O dia 8 de Julho de 2022 marca 50 anos desde que agentes secretos israelitas assassinaram Ghassan Khanafani com o objectivo de silenciar uma das vozes mais poderosas da Palestina. Actualmente, refugiados e migrantes continuam a morrer no calor dos camiões que os traficam através das fronteiras.

É urgente unirmo-nos, ouvir as exigências dos oprimidos e "dos outros", organizarmo-nos, levantar as nossas vozes e redobrar os nossos esforços para superar os sistemas de opressão que são cada vez mais mortíferos.

Unidos venceremos

Nos últimos 50 anos superámos o apartheid na África do Sul, as ditaduras latino-americanas foram derrubadas e líderes indígenas venceram eleições presidenciais. Uma segunda vaga de governos progressistas está a chegar ao poder no subcontinente, de onde as pessoas são forçadas a partir para os EUA. Movimentos de negros e de pessoas de cor conseguiram trazer o debate sobre o racismo estrutural para a corrente dominante. O apelo ao Boicote, Desinvestimento e Sanções, lançado no primeiro aniversário da decisão do TIJ a 9 de Julho de 2005, deu efectivamente origem ao movimento anti-apartheid liderado pelos palestinos.
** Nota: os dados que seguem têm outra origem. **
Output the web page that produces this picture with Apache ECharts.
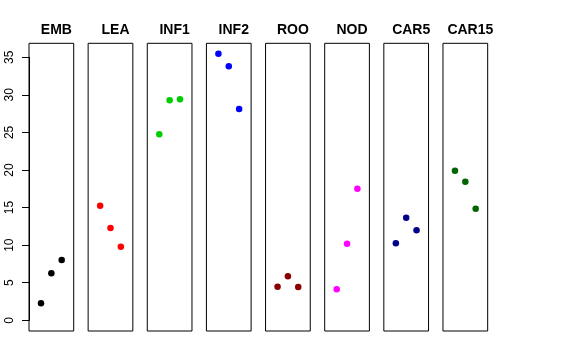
<!DOCTYPE html>
<html><head><meta charset="utf-8">
<script src="https://cdn.jsdelivr.net/npm/echarts@6/dist/echarts.min.js"></script>
<style>html,body{margin:0;padding:0;background:#fff}#c{width:576px;height:360px}</style>
</head><body><div id="c"></div>
<script>
const categories = ["EMB","LEA","INF1","INF2","ROO","NOD","CAR5","CAR15"];
const colors = ["#000000","#FF0000","#00CD00","#0000FF","#8B0000","#FF00FF","#00008B","#006400"];
const xPositions = [1,2,3];
const EMB = [2.26, 6.25, 8.02];
const LEA = [15.25, 12.28, 9.8];
const INF1 = [24.75, 29.28, 29.41];
const INF2 = [35.48, 33.8, 28.12];
const ROO = [4.47, 5.85, 4.43];
const NOD = [4.12, 10.2, 17.52];
const CAR5 = [10.24, 13.65, 11.98];
const CAR15 = [19.91, 18.45, 14.85];
const seriesValues = [EMB, LEA, INF1, INF2, ROO, NOD, CAR5, CAR15];
const yTicks = [0,5,10,15,20,25,30,35];

const yMin = -1.42, yMax = 36.86;
const panelTop = 43.3, panelH = 287.7;
const left0 = 29, step = 59.14, panelW = 44.7;

const grids = [], xAxes = [], yAxes = [], series = [], titles = [];
categories.forEach((cat, i) => {
  const l = left0 + i * step;
  grids.push({left: l, top: panelTop, width: panelW, height: panelH, show: true, borderColor: '#000', borderWidth: 1, backgroundColor: 'transparent'});
  xAxes.push({gridIndex: i, type: 'value', min: -0.16, max: 4.16, show: false});
  yAxes.push({gridIndex: i, type: 'value', min: yMin, max: yMax, show: false});
  series.push({type: 'scatter', xAxisIndex: i, yAxisIndex: i, symbolSize: 6.5,
    itemStyle: {color: colors[i], opacity: 1}, data: xPositions.map((x, k) => [x, seriesValues[i][k]]), silent: true});
  titles.push({text: cat, left: l + panelW / 2, top: 18, textAlign: 'center',
    textStyle: {fontFamily: 'Liberation Sans', fontWeight: 'bold', fontSize: 14, color: '#000'}});
});
const pxPerUnit = panelH / (yMax - yMin);
const axTop = panelTop + (yMax - yTicks[yTicks.length-1]) * pxPerUnit;
const axH = (yTicks[yTicks.length-1] - yTicks[0]) * pxPerUnit;
grids.push({left: left0, top: axTop, width: 1, height: axH, show: false});
xAxes.push({gridIndex: 8, type: 'value', min: 0, max: 1, show: false});
yAxes.push({gridIndex: 8, type: 'value', min: yTicks[0], max: yTicks[yTicks.length-1], interval: 5,
  axisLine: {show: true, lineStyle: {color: '#000', width: 1}},
  axisTick: {show: true, inside: false, length: 7, lineStyle: {color: '#000'}},
  splitLine: {show: false},
  axisLabel: {show: true, rotate: 90, margin: 13, fontFamily: 'Liberation Sans', fontSize: 12, color: '#000'}});

const chart = echarts.init(document.getElementById('c'), null, {renderer: 'canvas'});
chart.setOption({animation: false, backgroundColor: '#fff', title: titles, grid: grids, xAxis: xAxes, yAxis: yAxes, series: series});
</script></body></html>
Hoje em dia é crucial que nos unamos por um Mundo sem Muros e:

- Pelo fim das políticas racistas anti-migratórias e da militarização das fronteiras que criminalizam e matam migrantes.

- Pelo fim de todas as relações militares e de segurança com Israel e as suas empresas que testam as suas armas e métodos contra os palestinos para depois os exportarem para todo o mundo como testados em combate.

- Pelo fim dos sistemas de racismo estrutural e supremacia, incluindo a versão israelita do século XXI do colonialismo de ocupação baseado num sistema vicioso de apartheid e por uma investigação da ONU sobre o apartheid israelita e a reactivação dos mecanismos da ONU para combater o apartheid.

- Por um mundo verdadeiramente democrático, justo e ecológico.